Stored data:

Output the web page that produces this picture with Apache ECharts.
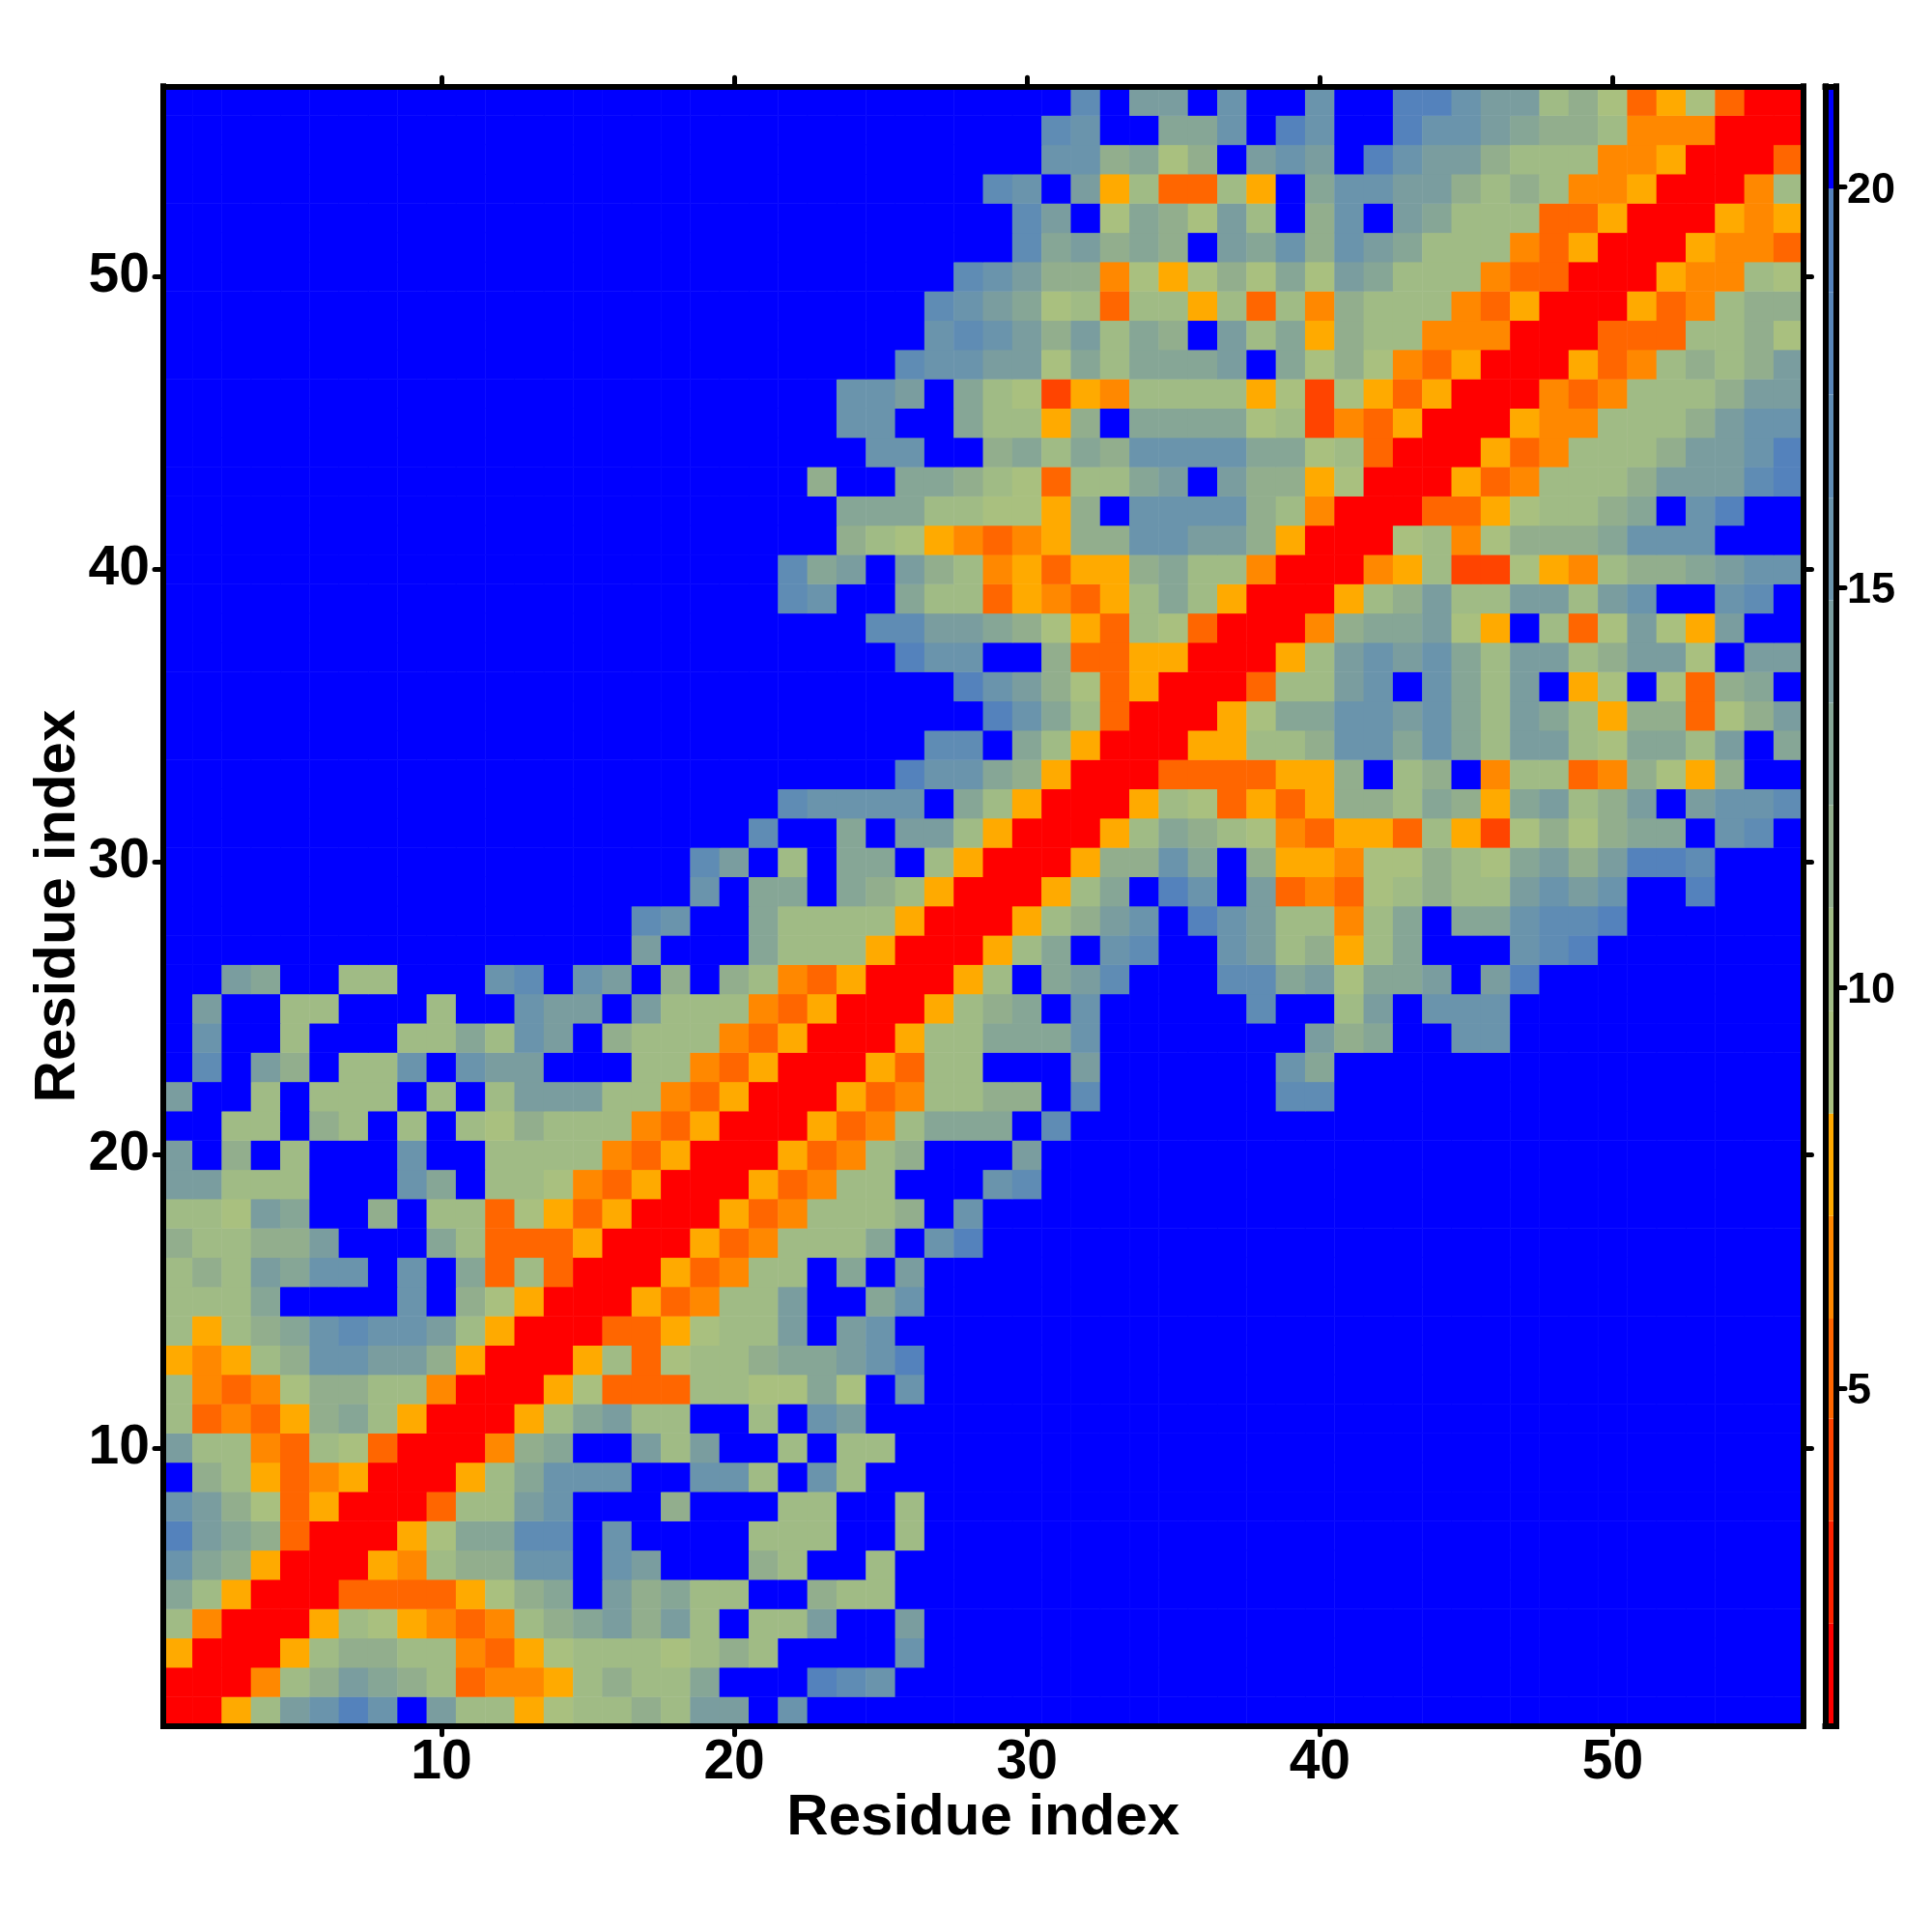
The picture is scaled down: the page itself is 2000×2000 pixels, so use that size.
<!DOCTYPE html>
<html><head><meta charset="utf-8">
<style>html,body{margin:0;padding:0;background:#fff}#c{width:2000px;height:2000px}</style>
<script src="https://cdn.jsdelivr.net/npm/echarts@6/dist/echarts.min.js"></script>
</head><body><div id="c"></div>
<script>
// Distance bands (edges, colours)
const bandEdges = [0.78,2.06,3.34,4.62,5.87,7.15,8.43,9.71,11,12.28,13.56,14.84,16.12,17.41,18.69,19.98,21.26];
const bandColors = ['#ff0000','#ff2200','#ff4400','#ff6600','#ff8800','#ffaa00','#a9c07f','#a0bb85','#92ae8d','#86a696','#7a9d9f','#6a94ac','#5f8cb4','#5986b8','#5482bc','#0000ff'];
// Code letter -> band index
const bandCodes = 'R2DEFGabcdefghi.';
const residues = Array.from({length:56},(_,i)=>String(i+1));
const colourTicks = [5,10,15,20];
// Rows from residue 1 (bottom) to residue 56 (top), ten columns per group; missing tail = beyond 20
const rows = [
"RRGbefif.e bbGabbcbee .f",
"RRRFbcedcb EFFGbcbbd. ..igf",
"GRRRGbccbb FEGabbbabc b....f",
"bFRRRGbaGF EFbcdeceb. bbe..e",
"dbGRRREEEE Gacd.ecdbb ..cbb",
"fdcGRRRGFb ccff.fe... cb..b",
"iedcERRRGa ddgg.f.... bbb..b",
"fecaEGRRRE bbef...c.. .bb..b",
".cbGEFGRRR Gbdfff..ff b.fb",
"ebbFEbaERR RFcd..ebe. .b.bb",
"bEFEGcdbGR RRGbdebb.. b.fe",
"bFEFaccbbF RRRGaEEEbb aada.f",
"GFGbcffeec GRRRGbEabb cddefi",
"bGbcdfgffe bGRRREEGab be.ef",
"bbbd....f. caGRRRGEFb be..df",
"bcbedff.f. dEbERRRGEF bb.d.e",
"cbbcce...d bEEEGRRRGE Fbbbd.fi",
"bbaed..c.b bEaGEGRRRG EFbbbc.f",
"eebbb...fd .bbaFEGRRR GEFbb...fg",
"e.c.b...f. .bbbbFEGRR RGEFbc...e",
"..bb.cb.b. bacbbbFEGR RRGEFbddd. g",
"e..b.bbb.b .beeebbFEG RRRGEFbbcc .g......gg",
".g.ec.bbf. fee...bbFE GRRRGEbb.. .e......fd",
".f..b...bb dbfe.cbbbF EGRRRGbbdd df.......e cd..ff",
".e..bb...b ..fee.ebbb FEGRRRGbcd .f.....g.. be.fff",
"..ed..bb.. .fg.fe.c.c bFEGRRRGb. deg...ggde adde.ei",
".......... ......e... dbbbGRRRGb d.fg..febc Gbd...fgi",
".......... ......gf.. dbbbbGRRRG bcef.ifebb Fbd.ddfggi",
".......... ........f. dd.dcbGRRR Gbd.if.eEF Eabcbbefef ..i",
".......... ........ge .b.dd.bGRR RGccfd.cGG Faacbadece iig",
".......... .......... g..d.eebGR RRGbdcbaFE GGEbGDacac dd.fg.",
".......... .......... .gffff.dbG RRRGbaEGEG ccbdcGdebc e.effg",
".......... .......... .....iffdc GRRREEEEGG c.bc.FbbEF caGc..",
".......... .......... ......gg.d bGRRRGGbbc ffdfdbeeba ddbe.d",
".......... .......... ........if dbERRRGadd ffefdbedbG ccEace",
".......... .......... .......ife caEGRRREbb ef.fdbe.Ga .aEcd.",
".......... .......... .....iff.. cEEGGRRRGb efefdbeebc eea.ee",
".......... .......... ....ggeedc aGEbaERRRF cddeaG.bEa eaGe..",
".......... .......... .gf..dbbEG FEGbdbGRRR Gbcebbeebe f..fg.",
".......... .......... .gde.ecbFG EGGcdbbFRR RFGbDDaGFb ccdeff",
".......... .......... ...cbaGFEF GccffeecGR RRabFacccd fff",
".......... .......... ...dddbbaa Gc.ffffcbF RRREEGabbc d.fi",
".......... .......... ..c..ddcba Ebbde.eccG aRRRGEFbbb ceeegi",
".......... .......... ....ff..cd bdcffffdda bERRRGEFbb bceefi",
".......... .......... ...ff..dbb Gc.ddddabD FEGRRRGFFb bbceff",
".......... .......... ...ffe.dba DGFbbbbGaD aGEGRRRFEF bbbcee",
".......... .......... .....gffee adbddde.da caFEGRRRGE Fbcbce",
".......... .......... ......fgfe cebdc.ebdG cbbFFFRRRE EEbbca",
".......... .......... ......gfed abEbbGbEbF cbbbFEGRRR GEFbcc",
".......... .......... .......gfe ccFaGacada edbbbFEERR RGFFba",
".......... .......... .........g decdc.edfc fedbbbFEGR RRGFFE",
".......... .......... .........g e.adcaeb.c f.edbbbEEG RRRGFG",
".......... .......... ........gf .eGbEEbG.d ffeecbcbFF GRRRFb",
".......... .......... .......... ffcdac.efe .ifeecbbbF FGRRRE",
".......... .......... .......... gf..ddf.if ..iffedccb FFFRRR",
".......... .......... .......... .g.ee.f..f ..iifeebca EGaERR"
];

const cells = [];
rows.forEach((r,y)=>{
  const s = r.replace(/ /g,'').padEnd(56,'.');
  for(let x=0;x<56;x++){
    const b = bandCodes.indexOf(s[x]);
    cells.push([x,y,(bandEdges[b]+bandEdges[b+1])/2]);
  }
});

const FONT='"Liberation Sans"';
const tenth=(i,v)=>Number(v)%10===0;
const GL=169,GT=89.3,GS=1697.5;
const lineS={color:'#000',width:6,cap:'square'};
const tickS={color:'#000',width:5,cap:'round'};
const catAxis=(pos,grid,labels,margin,extra)=>Object.assign({
  type:'category',data:residues,gridIndex:grid,position:pos,z:20,
  axisLine:{show:true,onZero:false,lineStyle:lineS},
  axisTick:{show:true,alignWithLabel:true,interval:tenth,length:9,lineStyle:tickS},
  axisLabel:{show:labels,interval:tenth,fontFamily:FONT,fontWeight:'bold',fontSize:57,color:'#000',margin:margin},
  splitLine:{show:false},splitArea:{show:false}
},extra||{});
const plain=(pos,grid)=>({type:'category',data:['c'],gridIndex:grid,position:pos,z:20,
  axisLine:{show:true,onZero:false,lineStyle:lineS},axisTick:{show:false},axisLabel:{show:false},splitLine:{show:false}});
const nameCfg={nameLocation:'middle',nameMoveOverlap:false,nameTextStyle:{fontFamily:FONT,fontWeight:'bold',fontSize:60,color:'#000'}};

const series=[{
  type:'heatmap',xAxisIndex:0,yAxisIndex:0,data:cells,itemStyle:{borderWidth:0},
  emphasis:{disabled:true},progressive:0,animation:false
}];
bandColors.forEach((c,i)=>{
  series.push({type:'bar',xAxisIndex:2,yAxisIndex:2,stack:'cb',barWidth:'100%',silent:true,
    data:[i===0?bandEdges[1]:bandEdges[i+1]-bandEdges[i]],itemStyle:{color:c},animation:false});
});

const chart=echarts.init(document.getElementById('c'),null,{renderer:'canvas',width:2000,height:2000});
chart.setOption({
  backgroundColor:'#fff',animation:false,
  grid:[
    {left:GL,top:GT,width:GS,height:GS,containLabel:false,outerBoundsMode:'none'},
    {left:1889.5,top:GT,width:11.5,height:GS,containLabel:false,outerBoundsMode:'none'}
  ],
  xAxis:[
    catAxis('bottom',0,true,10,Object.assign({name:'Residue index',nameGap:66},nameCfg)),
    catAxis('top',0,false,0),
    plain('bottom',1),plain('top',1)
  ],
  yAxis:[
    catAxis('left',0,true,14,Object.assign({name:'Residue index',nameGap:79},nameCfg)),
    catAxis('right',0,false,0),
    {type:'value',gridIndex:1,position:'left',min:bandEdges[0],max:bandEdges[16],z:20,
      axisLine:{show:true,onZero:false,lineStyle:lineS},axisTick:{show:false},axisLabel:{show:false},splitLine:{show:false}},
    {type:'value',gridIndex:1,position:'right',min:bandEdges[0],max:bandEdges[16],z:20,
      axisLine:{show:true,onZero:false,lineStyle:lineS},
      axisTick:{show:true,length:9,customValues:colourTicks,lineStyle:tickS},
      axisLabel:{show:true,customValues:colourTicks,formatter:v=>'{v|'+v+'}',margin:11,
        rich:{v:{fontFamily:FONT,fontWeight:'bold',fontSize:45,color:'#000',padding:[7,0,0,0]}}},
      splitLine:{show:false}}
  ],
  visualMap:{show:false,type:'piecewise',seriesIndex:0,dimension:2,
    pieces:bandColors.map((c,i)=>({gte:bandEdges[i],lt:bandEdges[i+1],color:c}))},
  series
});
</script></body></html>
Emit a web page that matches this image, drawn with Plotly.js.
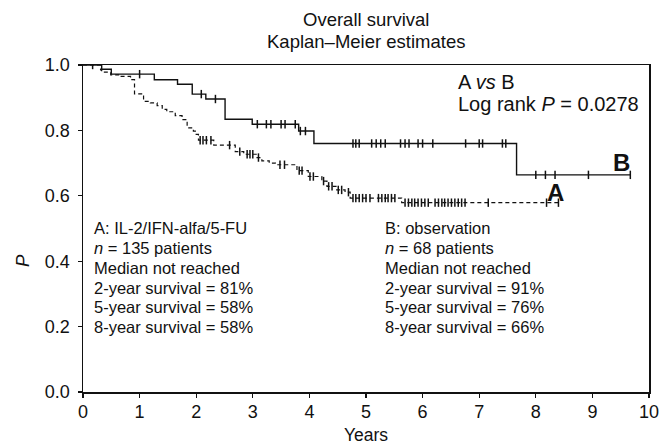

Exercise: Establish how many lines of the records contain the string "picture" and state that number without elaboration.

Answer for the task: 2